▶ **EXERCISE OBJECTIVE**: Extract word for word the lines of the listing from its start to the line holding "elinewidth=1.5, capsize=5, capthick=1.5, zorder=3)", both ends kept; pictures are not part of the copy.

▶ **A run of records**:
** START **

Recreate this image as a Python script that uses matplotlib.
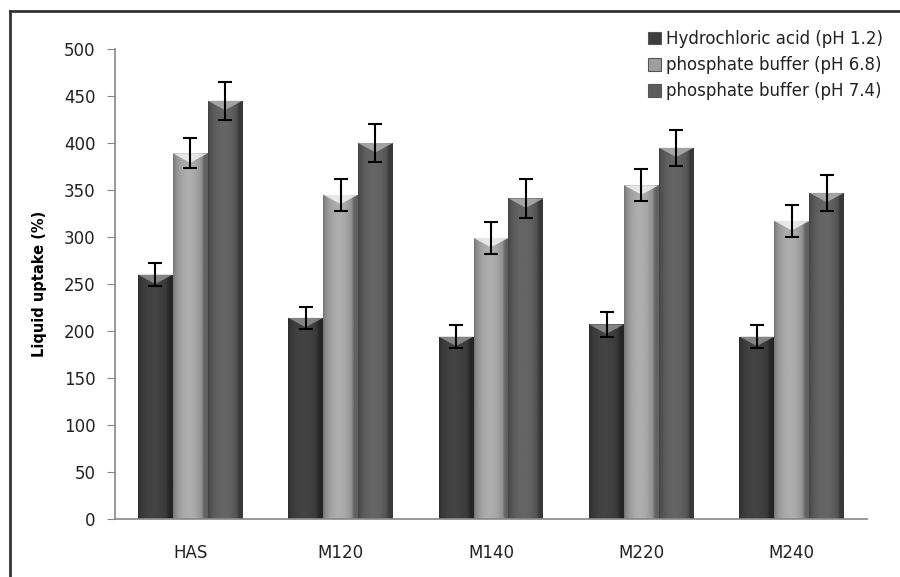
import numpy as np
import matplotlib
matplotlib.use("Agg")
import matplotlib.pyplot as plt
from matplotlib.lines import Line2D
from matplotlib.patches import Rectangle

plt.rcParams["font.family"] = ["DejaVu Sans"]

categories = ["HAS", "M120", "M140", "M220", "M240"]
series_names = ["Hydrochloric acid (pH 1.2)", "phosphate buffer (pH 6.8)", "phosphate buffer (pH 7.4)"]
hcl = [260, 214, 194, 207, 194]
pb68 = [389, 345, 299, 355, 317]
pb74 = [445, 400, 341, 395, 347]
hcl_err = [12, 12, 12, 13, 12]
pb68_err = [16, 17, 17, 17, 17]
pb74_err = [20, 20, 21, 19, 19]
yticks = [0, 50, 100, 150, 200, 250, 300, 350, 400, 450, 500]

values = [hcl, pb68, pb74]
errors = [hcl_err, pb68_err, pb74_err]
base_grey = [0.24, 0.62, 0.36]

W, H = 900, 577
fig = plt.figure(figsize=(W / 100, H / 100), dpi=100)
ax = fig.add_axes([115 / W, (H - 519) / H, (867 - 115) / W, (519 - 49) / H])

x = np.arange(len(categories))
bw = 0.232
offsets = [-bw, 0, bw]


def grad_img(g):
    t = np.linspace(0, 1, 64)
    prof = 0.72 + 0.38 * np.sin(np.pi * np.clip(t * 1.1, 0, 1)) ** 0.6
    prof[t > 0.85] *= 0.85
    col = np.clip(g * prof, 0, 1)
    return np.tile(col, (2, 1))


for i, (vals, errs) in enumerate(zip(values, errors)):
    bars = ax.bar(x + offsets[i], vals, width=bw, color=str(base_grey[i]),
                  edgecolor="none", zorder=2)
    img = grad_img(base_grey[i])
    for b in bars:
        x0, y0 = b.get_x(), b.get_y()
        w, h = b.get_width(), b.get_height()
        im = ax.imshow(img, cmap="gray", vmin=0, vmax=1, aspect="auto",
                       extent=[x0, x0 + w, y0, y0 + h], zorder=2.5,
                       interpolation="bilinear")
        im.set_clip_path(b)
        cap_h = 10
        tri = plt.Polygon([[x0, y0 + h], [x0 + w, y0 + h],
                           [x0 + w * 0.5, y0 + h - cap_h]],
                          closed=True, facecolor=str(min(1, base_grey[i] + 0.35)),
                          edgecolor="none", alpha=0.8, zorder=2.6)
        ax.add_patch(tri)
    ax.errorbar(x + offsets[i], vals, yerr=errs, fmt="none", ecolor="black",
                elinewidth=1.5, capsize=5, capthick=1.5, zorder=3)

ax.set_xlim(-0.5, len(categories) - 0.5)
ax.set_ylim(0, 500)
ax.set_yticks(yticks)
ax.set_xticks(x)
ax.set_xticklabels(categories, fontsize=12, color="#222222")
ax.tick_params(axis="x", length=0, pad=18)
ax.tick_params(axis="y", length=6, color="#888888", labelsize=12, labelcolor="#222222", pad=8)
for s in ["top", "right"]:
    ax.spines[s].set_visible(False)
ax.spines["left"].set_color("#888888")
ax.spines["bottom"].set_color("#888888")
ax.spines["left"].set_linewidth(1.2)
ax.spines["bottom"].set_linewidth(1.2)
ax.set_ylabel("Liquid uptake (%)", fontsize=10.5, fontweight="bold", labelpad=12)

handles = [Rectangle((0, 0), 1, 1, facecolor=str(g), edgecolor="#555555", linewidth=0.8)
           for g in base_grey]
leg = ax.legend(handles, series_names, loc="upper right", bbox_to_anchor=(1.03, 1.055),
                frameon=False, fontsize=12, handlelength=0.8, handleheight=0.8,
                handletextpad=0.3, labelspacing=0.5, borderaxespad=0)
for t in leg.get_texts():
    t.set_color("#222222")

fx, fy = 10 / W, 1 - 11 / H
fig.add_artist(Line2D([fx, fx], [0, fy], transform=fig.transFigure, color="#333333", lw=2))
fig.add_artist(Line2D([fx, 1], [fy, fy], transform=fig.transFigure, color="#333333", lw=2))

fig.savefig("out.png", dpi=100)
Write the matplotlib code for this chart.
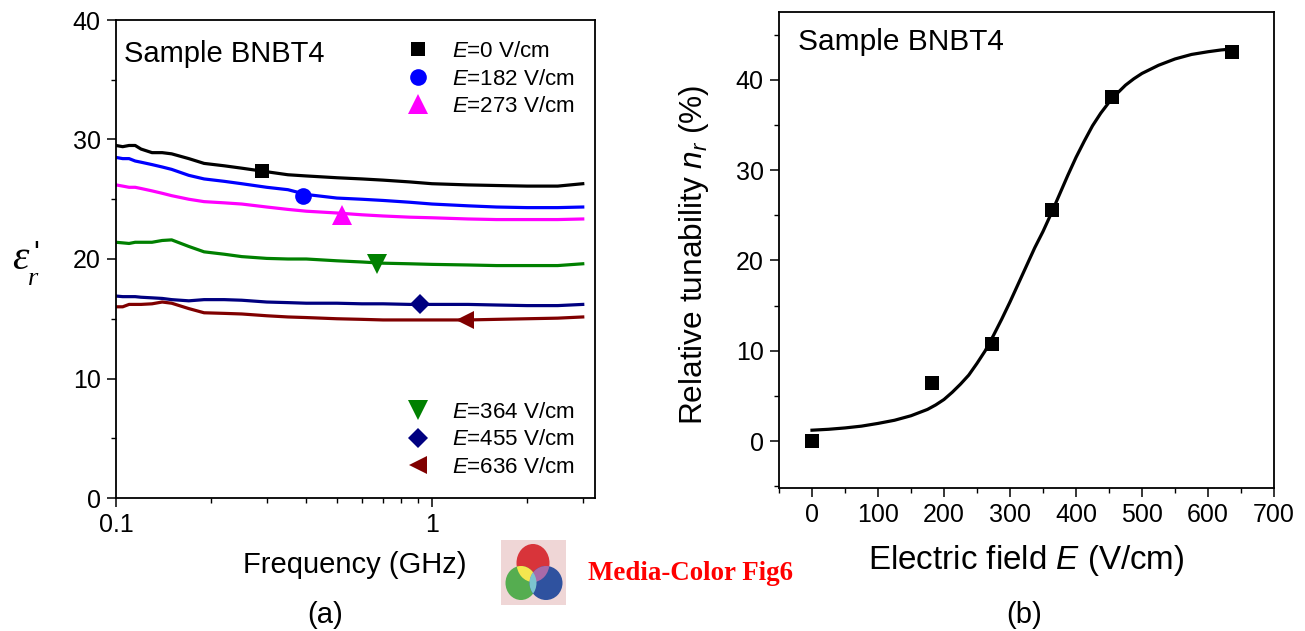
"""BNBT4 permittivity vs frequency (a) and relative tunability vs field (b)."""
import matplotlib
matplotlib.use("Agg")
import matplotlib.pyplot as plt
from matplotlib.lines import Line2D
from matplotlib.patches import Ellipse
from matplotlib.ticker import NullFormatter

W, H = 1305, 631
plt.rcParams["font.family"] = ["Liberation Sans", "DejaVu Sans"]
plt.rcParams["mathtext.fontset"] = "custom"
plt.rcParams["mathtext.rm"] = "Liberation Sans"
plt.rcParams["mathtext.it"] = "Liberation Sans:italic"
plt.rcParams["mathtext.bf"] = "Liberation Sans:bold"

freq = [0.1, 0.105, 0.11, 0.115, 0.12, 0.13, 0.14, 0.15, 0.17, 0.19, 0.22, 0.25, 0.3,
        0.35, 0.4, 0.5, 0.6, 0.7, 0.85, 1, 1.3, 1.6, 2, 2.5, 3]
eps_0 = [29.5, 29.4, 29.5, 29.5, 29.2, 28.9, 28.9, 28.8, 28.4, 28.0, 27.8, 27.6, 27.3,
         27.05, 26.95, 26.8, 26.7, 26.6, 26.45, 26.3, 26.2, 26.15, 26.1, 26.1, 26.3]
eps_182 = [28.5, 28.4, 28.4, 28.2, 28.1, 27.9, 27.7, 27.5, 27.0, 26.7, 26.5, 26.3, 26.0,
           25.8, 25.4, 25.1, 25.0, 24.9, 24.75, 24.6, 24.45, 24.35, 24.3, 24.3, 24.35]
eps_273 = [26.2, 26.1, 26.0, 26.0, 25.9, 25.7, 25.5, 25.3, 25.0, 24.8, 24.7, 24.6, 24.35,
           24.15, 24.0, 23.85, 23.7, 23.6, 23.5, 23.45, 23.35, 23.3, 23.3, 23.3, 23.35]
eps_364 = [21.4, 21.35, 21.3, 21.4, 21.4, 21.4, 21.55, 21.6, 21.05, 20.6, 20.4, 20.2, 20.05,
           20.0, 20.0, 19.85, 19.75, 19.65, 19.6, 19.55, 19.5, 19.45, 19.45, 19.45, 19.6]
eps_455 = [16.9, 16.85, 16.85, 16.85, 16.8, 16.75, 16.7, 16.6, 16.5, 16.6, 16.6, 16.55, 16.4,
           16.35, 16.3, 16.3, 16.25, 16.25, 16.2, 16.2, 16.2, 16.15, 16.1, 16.1, 16.2]
eps_636 = [16.0, 16.0, 16.2, 16.2, 16.2, 16.25, 16.4, 16.3, 15.85, 15.5, 15.45, 15.4, 15.25,
           15.15, 15.1, 15.0, 14.95, 14.9, 14.9, 14.9, 14.9, 14.95, 15.0, 15.05, 15.15]
marker_freq = [0.29, 0.39, 0.52, 0.67, 0.915, 1.27]
marker_eps = [27.4, 25.3, 23.7, 19.6, 16.2, 14.9]
series_labels = ["0", "182", "273", "364", "455", "636"]

field = [0, 182, 273, 364, 455, 636]
tunability = [0, 6.4, 10.7, 25.6, 38.1, 43.1]
fit_field = [0, 25, 50, 75, 100, 125, 150, 175, 187.5, 200, 212.5, 225, 237.5, 250, 262.5,
             275, 287.5, 300, 312.5, 325, 337.5, 350, 362.5, 375, 387.5, 400, 412.5, 425,
             437.5, 450, 462.5, 475, 487.5, 500, 525, 550, 575, 600, 620, 636]
fit_tun = [1.2, 1.3, 1.45, 1.65, 1.95, 2.3, 2.8, 3.5, 4.0, 4.6, 5.4, 6.3, 7.3, 8.6, 10.0,
           11.7, 13.5, 15.4, 17.4, 19.4, 21.4, 23.2, 25.2, 27.3, 29.4, 31.4, 33.2, 34.9,
           36.3, 37.5, 38.5, 39.4, 40.1, 40.7, 41.6, 42.3, 42.8, 43.1, 43.3, 43.4]

colors = ["black", "#0000ff", "#ff00ff", "#008000", "#000080", "#800000"]
markers = ["s", "o", "^", "v", "D", "<"]
sizes = [10, 12, 14, 14, 9.7, 13]


def ax_box(left, top, right, bottom):
    return [left / W, 1 - bottom / H, (right - left) / W, (bottom - top) / H]


def label(x, y, s, **kw):
    kw.setdefault("ha", "center")
    kw.setdefault("va", "center")
    return fig.text(x / W, 1 - y / H, s, **kw)


def style(ax, size):
    for s in ax.spines.values():
        s.set_linewidth(1.3)
    ax.tick_params(which="major", length=6.5, width=1.1, labelsize=size, pad=4.5)
    ax.tick_params(which="minor", length=3.5, width=1.0)


fig = plt.figure(figsize=(W / 100, H / 100), dpi=100)

# (a)
ax = fig.add_axes(ax_box(116, 20, 595, 498))
all_eps = [eps_0, eps_182, eps_273, eps_364, eps_455, eps_636]
for vals, c in zip(all_eps, colors):
    ax.plot(freq, vals, color=c, lw=2.3)
for i in range(6):
    ax.plot(marker_freq[i], marker_eps[i], marker=markers[i], color=colors[i],
            ms=sizes[i], ls="none", mew=0, zorder=5)
ax.set_xscale("log")
ax.set_xlim(0.1, 3.28)
ax.set_ylim(0, 40)
ax.set_yticks([0, 10, 20, 30, 40])
ax.set_yticks([5, 15, 25, 35], minor=True)
ax.set_xticks([0.1, 1])
ax.set_xticklabels(["0.1", "1"])
ax.xaxis.set_minor_formatter(NullFormatter())
style(ax, 18)

handles = [Line2D([], [], marker=markers[i], color=colors[i], ms=sizes[i], ls="none", mew=0,
                  label=rf"$\mathit{{E}}$=${series_labels[i]}$ V/cm") for i in range(6)]
leg_kw = dict(frameon=False, fontsize=16.1, labelspacing=0.29, handlelength=1.6,
              handletextpad=0.72, borderpad=0, borderaxespad=0)
leg_top = ax.legend(handles=handles[:3], loc="upper left", bbox_to_anchor=(0.593, 0.956), **leg_kw)
ax.add_artist(leg_top)
ax.legend(handles=handles[3:], loc="lower left", bbox_to_anchor=(0.593, 0.042), **leg_kw)

label(124, 54, "Sample BNBT4", fontsize=21, ha="left")
label(20, 259, "\u03b5", fontsize=30, style="italic", family="Liberation Serif")
label(33, 279, "r", fontsize=19, style="italic", family="Liberation Serif")
label(36, 255, "'", fontsize=22)
label(355, 565, "Frequency (GHz)", fontsize=21)
label(325, 615, "(a)", fontsize=21)

# colour wheel badge
logo = fig.add_axes(ax_box(501, 540, 566, 605))
logo.set_xlim(501, 566)
logo.set_ylim(605, 540)
logo.set_facecolor("#efd6d6")
logo.set_xticks([])
logo.set_yticks([])
for s in logo.spines.values():
    s.set_visible(False)
red = Ellipse((533, 563), 33, 38, color="#d8343a", lw=0)
green = Ellipse((521, 583), 31, 34, color="#55ad50", lw=0)
blue = Ellipse((546, 583), 33, 34, color="#2f529f", lw=0)
for e in (red, green, blue):
    logo.add_patch(e)
rg = logo.add_patch(Ellipse((521, 583), 31, 34, color="#f4e64f", lw=0))
rg.set_clip_path(red)
rb = logo.add_patch(Ellipse((546, 583), 33, 34, color="#a86aa8", lw=0))
rb.set_clip_path(red)
gb = logo.add_patch(Ellipse((546, 583), 33, 34, color="#7cc4cf", lw=0))
gb.set_clip_path(green)
label(690, 574, "Media-Color Fig6", fontsize=19.4, color="#ff0000", weight="bold", family="Liberation Serif")

# (b)
ax2 = fig.add_axes(ax_box(779, 12, 1274, 488))
ax2.plot(fit_field, fit_tun, color="black", lw=2.3)
ax2.plot(field, tunability, "s", color="black", ms=9.5, mew=0, zorder=5)
ax2.set_xlim(-50, 700)
ax2.set_ylim(-5.2, 47.5)
ax2.set_xticks(range(0, 701, 100))
ax2.set_xticks(range(-50, 700, 100), minor=True)
ax2.set_yticks([0, 10, 20, 30, 40])
ax2.set_yticks([-5, 5, 15, 25, 35, 45], minor=True)
style(ax2, 18)

label(798, 42, "Sample BNBT4", fontsize=21.5, ha="left")
label(1026, 561, r"Electric field $\mathit{E}$ (V/cm)", fontsize=23.9)
label(694, 255, r"Relative tunability $\mathit{n}_{\mathit{r}}$ (%)", fontsize=22.8, rotation=90)
label(1024, 615, "(b)", fontsize=21)

fig.savefig("out.png", dpi=100)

** END **

▶ **ANSWER TO THE PROBLEM**:
Recreate this image as a Python script that uses matplotlib.
import numpy as np
import matplotlib
matplotlib.use("Agg")
import matplotlib.pyplot as plt
from matplotlib.lines import Line2D
from matplotlib.patches import Rectangle

plt.rcParams["font.family"] = ["DejaVu Sans"]

categories = ["HAS", "M120", "M140", "M220", "M240"]
series_names = ["Hydrochloric acid (pH 1.2)", "phosphate buffer (pH 6.8)", "phosphate buffer (pH 7.4)"]
hcl = [260, 214, 194, 207, 194]
pb68 = [389, 345, 299, 355, 317]
pb74 = [445, 400, 341, 395, 347]
hcl_err = [12, 12, 12, 13, 12]
pb68_err = [16, 17, 17, 17, 17]
pb74_err = [20, 20, 21, 19, 19]
yticks = [0, 50, 100, 150, 200, 250, 300, 350, 400, 450, 500]

values = [hcl, pb68, pb74]
errors = [hcl_err, pb68_err, pb74_err]
base_grey = [0.24, 0.62, 0.36]

W, H = 900, 577
fig = plt.figure(figsize=(W / 100, H / 100), dpi=100)
ax = fig.add_axes([115 / W, (H - 519) / H, (867 - 115) / W, (519 - 49) / H])

x = np.arange(len(categories))
bw = 0.232
offsets = [-bw, 0, bw]


def grad_img(g):
    t = np.linspace(0, 1, 64)
    prof = 0.72 + 0.38 * np.sin(np.pi * np.clip(t * 1.1, 0, 1)) ** 0.6
    prof[t > 0.85] *= 0.85
    col = np.clip(g * prof, 0, 1)
    return np.tile(col, (2, 1))


for i, (vals, errs) in enumerate(zip(values, errors)):
    bars = ax.bar(x + offsets[i], vals, width=bw, color=str(base_grey[i]),
                  edgecolor="none", zorder=2)
    img = grad_img(base_grey[i])
    for b in bars:
        x0, y0 = b.get_x(), b.get_y()
        w, h = b.get_width(), b.get_height()
        im = ax.imshow(img, cmap="gray", vmin=0, vmax=1, aspect="auto",
                       extent=[x0, x0 + w, y0, y0 + h], zorder=2.5,
                       interpolation="bilinear")
        im.set_clip_path(b)
        cap_h = 10
        tri = plt.Polygon([[x0, y0 + h], [x0 + w, y0 + h],
                           [x0 + w * 0.5, y0 + h - cap_h]],
                          closed=True, facecolor=str(min(1, base_grey[i] + 0.35)),
                          edgecolor="none", alpha=0.8, zorder=2.6)
        ax.add_patch(tri)
    ax.errorbar(x + offsets[i], vals, yerr=errs, fmt="none", ecolor="black",
                elinewidth=1.5, capsize=5, capthick=1.5, zorder=3)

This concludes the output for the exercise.